• **STATED GOAL**: Give every entry again, unchanged, and leave its images out.

***** DATA TO USE *****

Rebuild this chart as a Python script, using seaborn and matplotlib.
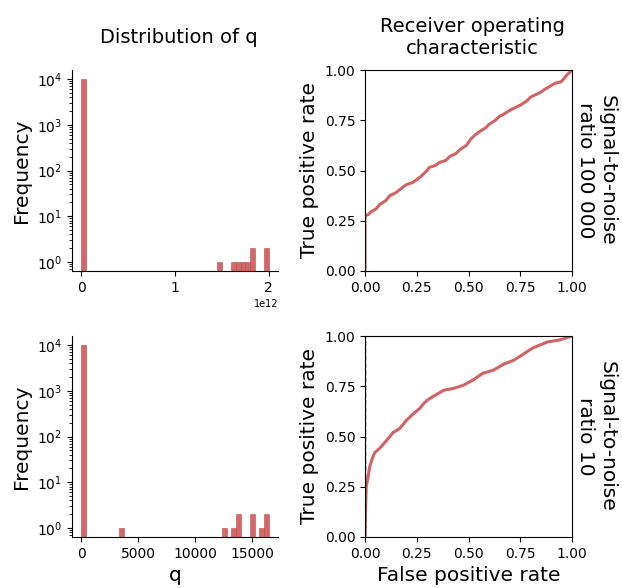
import numpy as np
import pandas as pd
import matplotlib
matplotlib.use("Agg")
import matplotlib.pyplot as plt
import seaborn as sns

# ---------------- data ----------------
# histogram of q (bin centres and counts), 40 bins each
q_top_centers = [0.025e12, 1.475e12, 1.625e12, 1.675e12, 1.725e12, 1.775e12, 1.825e12, 1.975e12]
q_top_counts = [9991, 1, 1, 1, 1, 1, 2, 2]
q_top_range = (0.0, 2.0e12)

q_bot_centers = [205, 3491, 12528, 13348, 13759, 15159, 15980, 16390]
q_bot_counts = [9990, 1, 1, 1, 2, 2, 1, 2]
q_bot_range = (0.0, 16430.0)
n_bins = 40

# ROC curves
roc_top_fpr = [0.0, 0.0, 0.015, 0.03, 0.055, 0.07, 0.10, 0.12, 0.15, 0.18, 0.20, 0.23, 0.25, 0.27,
               0.28, 0.30, 0.31, 0.34, 0.36, 0.39, 0.41, 0.44, 0.46, 0.49,
               0.51, 0.53, 0.555, 0.58, 0.60, 0.63, 0.65, 0.67, 0.70, 0.73, 0.75, 0.78, 0.80,
               0.83, 0.85, 0.87, 0.895, 0.92, 0.945, 0.96, 0.975, 1.0]
roc_top_tpr = [0.0, 0.275, 0.28, 0.295, 0.31, 0.33, 0.35, 0.375, 0.39, 0.415, 0.43, 0.44, 0.455, 0.47,
               0.48, 0.50, 0.515, 0.525, 0.54, 0.55, 0.57, 0.585, 0.605, 0.625,
               0.655, 0.675, 0.695, 0.71, 0.73, 0.75, 0.77, 0.78, 0.80, 0.815, 0.825, 0.845, 0.865,
               0.88, 0.89, 0.905, 0.92, 0.935, 0.94, 0.955, 0.975, 1.0]

roc_bot_fpr = [0.0, 0.003, 0.006, 0.015, 0.023, 0.035, 0.047, 0.07, 0.10, 0.12, 0.136, 0.168, 0.20,
               0.23, 0.265, 0.28, 0.30, 0.33, 0.38, 0.43, 0.475, 0.52, 0.57, 0.62, 0.67, 0.72,
               0.765, 0.81, 0.88, 0.94, 1.0]
roc_bot_tpr = [0.0, 0.15, 0.25, 0.30, 0.35, 0.39, 0.42, 0.44, 0.475, 0.50, 0.52, 0.54, 0.58,
               0.61, 0.64, 0.66, 0.68, 0.70, 0.73, 0.74, 0.755, 0.78, 0.815, 0.83, 0.86, 0.88,
               0.91, 0.94, 0.97, 0.98, 1.0]

row_labels = ["Signal-to-noise\nratio 100 000", "Signal-to-noise\nratio 10"]
col_titles = ["Distribution of q", "Receiver operating\ncharacteristic"]
roc_ticks = [0.0, 0.25, 0.5, 0.75, 1.0]

# ---------------- style ----------------
plt.rcParams["font.family"] = ["DejaVu Sans"]
red = "#c84848"

fig = plt.figure(figsize=(6.22, 5.88), dpi=100)
W, H = 622, 588
def add(l, t, w, h):
    return fig.add_axes([l / W, 1 - (t + h) / H, w / W, h / H])

ax_h1 = add(72, 70, 206, 201)
ax_r1 = add(365, 70, 207, 201)
ax_h2 = add(72, 336, 206, 201)
ax_r2 = add(365, 336, 207, 201)

hist_sets = [
    (ax_h1, q_top_centers, q_top_counts, q_top_range),
    (ax_h2, q_bot_centers, q_bot_counts, q_bot_range),
]
for ax, centers, counts, rng in hist_sets:
    df = pd.DataFrame({"q": centers, "n": counts})
    sns.histplot(data=df, x="q", weights="n", bins=n_bins, binrange=rng, ax=ax,
                 color=red, alpha=0.82, edgecolor=red, linewidth=0.4)
    ax.set_yscale("log")
    ax.set_ylim(10 ** -0.197, 10 ** 4.197)
    ax.set_ylabel("Frequency", fontsize=14.5)
    ax.tick_params(axis="both", labelsize=10)
    sns.despine(ax=ax)

ax_h1.set_xlabel("")
ax_h1.set_xticks([0, 1e12, 2e12])
ax_h1.xaxis.get_offset_text().set_fontsize(7)
ax_h2.set_xlabel("q", fontsize=14.5)
ax_h2.set_xticks([0, 5000, 10000, 15000])

roc_sets = [
    (ax_r1, roc_top_fpr, roc_top_tpr),
    (ax_r2, roc_bot_fpr, roc_bot_tpr),
]
for ax, fpr, tpr in roc_sets:
    df = pd.DataFrame({"fpr": fpr, "tpr": tpr})
    sns.lineplot(data=df, x="fpr", y="tpr", ax=ax, color=red, alpha=0.85, linewidth=2.2,
                 sort=False, estimator=None)
    ax.set_xlim(0, 1)
    ax.set_ylim(0, 1)
    ax.set_xticks(roc_ticks)
    ax.set_yticks(roc_ticks)
    ax.set_ylabel("True positive rate", fontsize=14.5)
    ax.tick_params(axis="both", labelsize=10)

ax_r2.axvline(0, color="k", linestyle="--", linewidth=1)
ax_r1.set_xlabel("")
ax_r2.set_xlabel("False positive rate", fontsize=14.5)

for ax, lab in zip([ax_r1, ax_r2], row_labels):
    ax.text(1.118, 0.5, lab, transform=ax.transAxes, rotation=270, fontsize=14.5,
            ha="center", va="center", multialignment="center")

for ax, t in zip([ax_h1, ax_r1], col_titles):
    ax.text(0.52, 1.16, t, transform=ax.transAxes, fontsize=14,
            ha="center", va="center", multialignment="center")

fig.savefig("out.png", dpi=100)
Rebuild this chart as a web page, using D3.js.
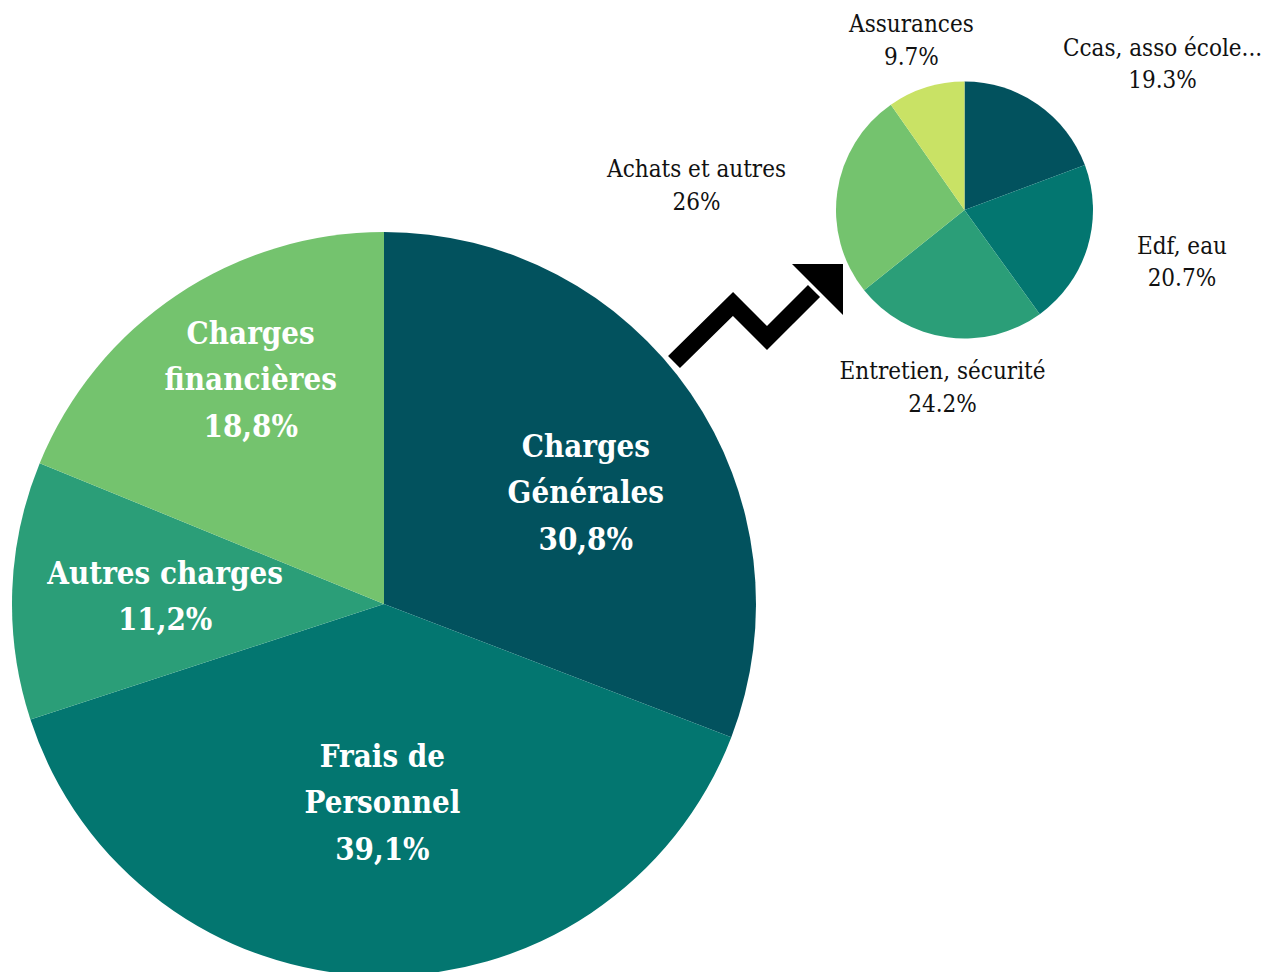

*****

• **SOLUTION TO THE PROBLEM**:
Rebuild this chart as a Python script, using seaborn and matplotlib.
import numpy as np
import pandas as pd
import matplotlib
matplotlib.use("Agg")
import matplotlib.pyplot as plt
import seaborn as sns

# ---------------- data ----------------
# histogram of q (bin centres and counts), 40 bins each
q_top_centers = [0.025e12, 1.475e12, 1.625e12, 1.675e12, 1.725e12, 1.775e12, 1.825e12, 1.975e12]
q_top_counts = [9991, 1, 1, 1, 1, 1, 2, 2]
q_top_range = (0.0, 2.0e12)

q_bot_centers = [205, 3491, 12528, 13348, 13759, 15159, 15980, 16390]
q_bot_counts = [9990, 1, 1, 1, 2, 2, 1, 2]
q_bot_range = (0.0, 16430.0)
n_bins = 40

# ROC curves
roc_top_fpr = [0.0, 0.0, 0.015, 0.03, 0.055, 0.07, 0.10, 0.12, 0.15, 0.18, 0.20, 0.23, 0.25, 0.27,
               0.28, 0.30, 0.31, 0.34, 0.36, 0.39, 0.41, 0.44, 0.46, 0.49,
               0.51, 0.53, 0.555, 0.58, 0.60, 0.63, 0.65, 0.67, 0.70, 0.73, 0.75, 0.78, 0.80,
               0.83, 0.85, 0.87, 0.895, 0.92, 0.945, 0.96, 0.975, 1.0]
roc_top_tpr = [0.0, 0.275, 0.28, 0.295, 0.31, 0.33, 0.35, 0.375, 0.39, 0.415, 0.43, 0.44, 0.455, 0.47,
               0.48, 0.50, 0.515, 0.525, 0.54, 0.55, 0.57, 0.585, 0.605, 0.625,
               0.655, 0.675, 0.695, 0.71, 0.73, 0.75, 0.77, 0.78, 0.80, 0.815, 0.825, 0.845, 0.865,
               0.88, 0.89, 0.905, 0.92, 0.935, 0.94, 0.955, 0.975, 1.0]

roc_bot_fpr = [0.0, 0.003, 0.006, 0.015, 0.023, 0.035, 0.047, 0.07, 0.10, 0.12, 0.136, 0.168, 0.20,
               0.23, 0.265, 0.28, 0.30, 0.33, 0.38, 0.43, 0.475, 0.52, 0.57, 0.62, 0.67, 0.72,
               0.765, 0.81, 0.88, 0.94, 1.0]
roc_bot_tpr = [0.0, 0.15, 0.25, 0.30, 0.35, 0.39, 0.42, 0.44, 0.475, 0.50, 0.52, 0.54, 0.58,
               0.61, 0.64, 0.66, 0.68, 0.70, 0.73, 0.74, 0.755, 0.78, 0.815, 0.83, 0.86, 0.88,
               0.91, 0.94, 0.97, 0.98, 1.0]

row_labels = ["Signal-to-noise\nratio 100 000", "Signal-to-noise\nratio 10"]
col_titles = ["Distribution of q", "Receiver operating\ncharacteristic"]
roc_ticks = [0.0, 0.25, 0.5, 0.75, 1.0]

# ---------------- style ----------------
plt.rcParams["font.family"] = ["DejaVu Sans"]
red = "#c84848"

fig = plt.figure(figsize=(6.22, 5.88), dpi=100)
W, H = 622, 588
def add(l, t, w, h):
    return fig.add_axes([l / W, 1 - (t + h) / H, w / W, h / H])

ax_h1 = add(72, 70, 206, 201)
ax_r1 = add(365, 70, 207, 201)
ax_h2 = add(72, 336, 206, 201)
ax_r2 = add(365, 336, 207, 201)

hist_sets = [
    (ax_h1, q_top_centers, q_top_counts, q_top_range),
    (ax_h2, q_bot_centers, q_bot_counts, q_bot_range),
]
for ax, centers, counts, rng in hist_sets:
    df = pd.DataFrame({"q": centers, "n": counts})
    sns.histplot(data=df, x="q", weights="n", bins=n_bins, binrange=rng, ax=ax,
                 color=red, alpha=0.82, edgecolor=red, linewidth=0.4)
    ax.set_yscale("log")
    ax.set_ylim(10 ** -0.197, 10 ** 4.197)
    ax.set_ylabel("Frequency", fontsize=14.5)
    ax.tick_params(axis="both", labelsize=10)
    sns.despine(ax=ax)

ax_h1.set_xlabel("")
ax_h1.set_xticks([0, 1e12, 2e12])
ax_h1.xaxis.get_offset_text().set_fontsize(7)
ax_h2.set_xlabel("q", fontsize=14.5)
ax_h2.set_xticks([0, 5000, 10000, 15000])

roc_sets = [
    (ax_r1, roc_top_fpr, roc_top_tpr),
    (ax_r2, roc_bot_fpr, roc_bot_tpr),
]
for ax, fpr, tpr in roc_sets:
    df = pd.DataFrame({"fpr": fpr, "tpr": tpr})
    sns.lineplot(data=df, x="fpr", y="tpr", ax=ax, color=red, alpha=0.85, linewidth=2.2,
                 sort=False, estimator=None)
    ax.set_xlim(0, 1)
    ax.set_ylim(0, 1)
    ax.set_xticks(roc_ticks)
    ax.set_yticks(roc_ticks)
    ax.set_ylabel("True positive rate", fontsize=14.5)
    ax.tick_params(axis="both", labelsize=10)

ax_r2.axvline(0, color="k", linestyle="--", linewidth=1)
ax_r1.set_xlabel("")
ax_r2.set_xlabel("False positive rate", fontsize=14.5)

for ax, lab in zip([ax_r1, ax_r2], row_labels):
    ax.text(1.118, 0.5, lab, transform=ax.transAxes, rotation=270, fontsize=14.5,
            ha="center", va="center", multialignment="center")

for ax, t in zip([ax_h1, ax_r1], col_titles):
    ax.text(0.52, 1.16, t, transform=ax.transAxes, fontsize=14,
            ha="center", va="center", multialignment="center")

fig.savefig("out.png", dpi=100)
Rebuild this chart as a web page, using D3.js.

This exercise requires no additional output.